Return every line below as is, leaving out the pictures.

* Begin *

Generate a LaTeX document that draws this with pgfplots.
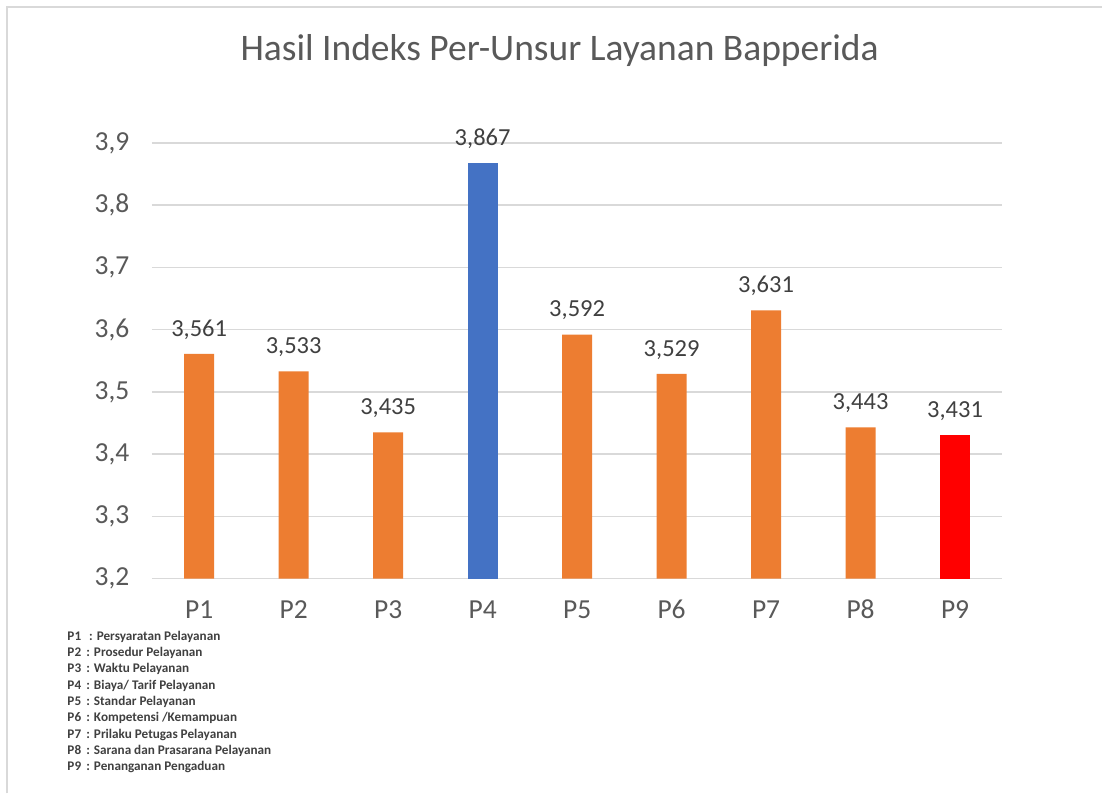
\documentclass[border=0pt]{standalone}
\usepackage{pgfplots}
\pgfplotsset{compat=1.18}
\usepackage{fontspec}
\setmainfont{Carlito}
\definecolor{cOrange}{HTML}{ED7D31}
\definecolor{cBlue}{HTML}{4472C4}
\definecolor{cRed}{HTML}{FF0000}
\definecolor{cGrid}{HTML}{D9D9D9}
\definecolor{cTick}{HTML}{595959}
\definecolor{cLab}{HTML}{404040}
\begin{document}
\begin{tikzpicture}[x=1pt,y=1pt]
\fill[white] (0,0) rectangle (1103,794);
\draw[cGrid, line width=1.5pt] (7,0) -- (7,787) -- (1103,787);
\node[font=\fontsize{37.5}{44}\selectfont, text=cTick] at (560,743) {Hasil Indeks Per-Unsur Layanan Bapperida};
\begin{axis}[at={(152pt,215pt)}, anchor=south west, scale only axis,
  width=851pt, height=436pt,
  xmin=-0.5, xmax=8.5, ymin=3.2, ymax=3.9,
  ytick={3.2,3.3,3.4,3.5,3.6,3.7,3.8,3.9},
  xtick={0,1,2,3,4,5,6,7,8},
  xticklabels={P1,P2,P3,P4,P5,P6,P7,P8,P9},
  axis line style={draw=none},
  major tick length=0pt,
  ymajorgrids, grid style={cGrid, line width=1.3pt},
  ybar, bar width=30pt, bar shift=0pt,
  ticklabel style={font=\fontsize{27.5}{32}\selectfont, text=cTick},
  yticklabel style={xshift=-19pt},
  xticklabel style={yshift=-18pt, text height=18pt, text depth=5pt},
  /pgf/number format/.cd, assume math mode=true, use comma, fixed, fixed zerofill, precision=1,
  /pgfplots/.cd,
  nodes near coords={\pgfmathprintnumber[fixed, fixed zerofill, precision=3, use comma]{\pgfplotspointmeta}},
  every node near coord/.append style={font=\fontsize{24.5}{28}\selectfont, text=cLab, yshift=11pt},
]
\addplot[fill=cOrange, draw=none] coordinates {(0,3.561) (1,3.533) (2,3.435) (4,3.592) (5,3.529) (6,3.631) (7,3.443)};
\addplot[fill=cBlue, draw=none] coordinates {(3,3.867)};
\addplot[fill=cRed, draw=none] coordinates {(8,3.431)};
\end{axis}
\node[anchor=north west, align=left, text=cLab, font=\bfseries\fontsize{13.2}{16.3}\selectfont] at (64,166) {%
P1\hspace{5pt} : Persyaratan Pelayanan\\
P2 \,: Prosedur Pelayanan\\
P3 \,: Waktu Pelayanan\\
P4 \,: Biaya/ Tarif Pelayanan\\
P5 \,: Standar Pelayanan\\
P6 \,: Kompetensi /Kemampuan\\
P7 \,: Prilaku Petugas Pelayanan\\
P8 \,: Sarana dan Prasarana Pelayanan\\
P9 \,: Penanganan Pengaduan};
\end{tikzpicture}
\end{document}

* End *

_RESPONSE TO THE TASK_.
Generate a LaTeX document that draws this with pgfplots.
\documentclass[border=0pt]{standalone}
\usepackage{pgfplots}
\pgfplotsset{compat=1.18}
\usepackage{fontspec}
\setmainfont{Carlito}
\definecolor{cOrange}{HTML}{ED7D31}
\definecolor{cBlue}{HTML}{4472C4}
\definecolor{cRed}{HTML}{FF0000}
\definecolor{cGrid}{HTML}{D9D9D9}
\definecolor{cTick}{HTML}{595959}
\definecolor{cLab}{HTML}{404040}
\begin{document}
\begin{tikzpicture}[x=1pt,y=1pt]
\fill[white] (0,0) rectangle (1103,794);
\draw[cGrid, line width=1.5pt] (7,0) -- (7,787) -- (1103,787);
\node[font=\fontsize{37.5}{44}\selectfont, text=cTick] at (560,743) {Hasil Indeks Per-Unsur Layanan Bapperida};
\begin{axis}[at={(152pt,215pt)}, anchor=south west, scale only axis,
  width=851pt, height=436pt,
  xmin=-0.5, xmax=8.5, ymin=3.2, ymax=3.9,
  ytick={3.2,3.3,3.4,3.5,3.6,3.7,3.8,3.9},
  xtick={0,1,2,3,4,5,6,7,8},
  xticklabels={P1,P2,P3,P4,P5,P6,P7,P8,P9},
  axis line style={draw=none},
  major tick length=0pt,
  ymajorgrids, grid style={cGrid, line width=1.3pt},
  ybar, bar width=30pt, bar shift=0pt,
  ticklabel style={font=\fontsize{27.5}{32}\selectfont, text=cTick},
  yticklabel style={xshift=-19pt},
  xticklabel style={yshift=-18pt, text height=18pt, text depth=5pt},
  /pgf/number format/.cd, assume math mode=true, use comma, fixed, fixed zerofill, precision=1,
  /pgfplots/.cd,
  nodes near coords={\pgfmathprintnumber[fixed, fixed zerofill, precision=3, use comma]{\pgfplotspointmeta}},
  every node near coord/.append style={font=\fontsize{24.5}{28}\selectfont, text=cLab, yshift=11pt},
]
\addplot[fill=cOrange, draw=none] coordinates {(0,3.561) (1,3.533) (2,3.435) (4,3.592) (5,3.529) (6,3.631) (7,3.443)};
\addplot[fill=cBlue, draw=none] coordinates {(3,3.867)};
\addplot[fill=cRed, draw=none] coordinates {(8,3.431)};
\end{axis}
\node[anchor=north west, align=left, text=cLab, font=\bfseries\fontsize{13.2}{16.3}\selectfont] at (64,166) {%
P1\hspace{5pt} : Persyaratan Pelayanan\\
P2 \,: Prosedur Pelayanan\\
P3 \,: Waktu Pelayanan\\
P4 \,: Biaya/ Tarif Pelayanan\\
P5 \,: Standar Pelayanan\\
P6 \,: Kompetensi /Kemampuan\\
P7 \,: Prilaku Petugas Pelayanan\\
P8 \,: Sarana dan Prasarana Pelayanan\\
P9 \,: Penanganan Pengaduan};
\end{tikzpicture}
\end{document}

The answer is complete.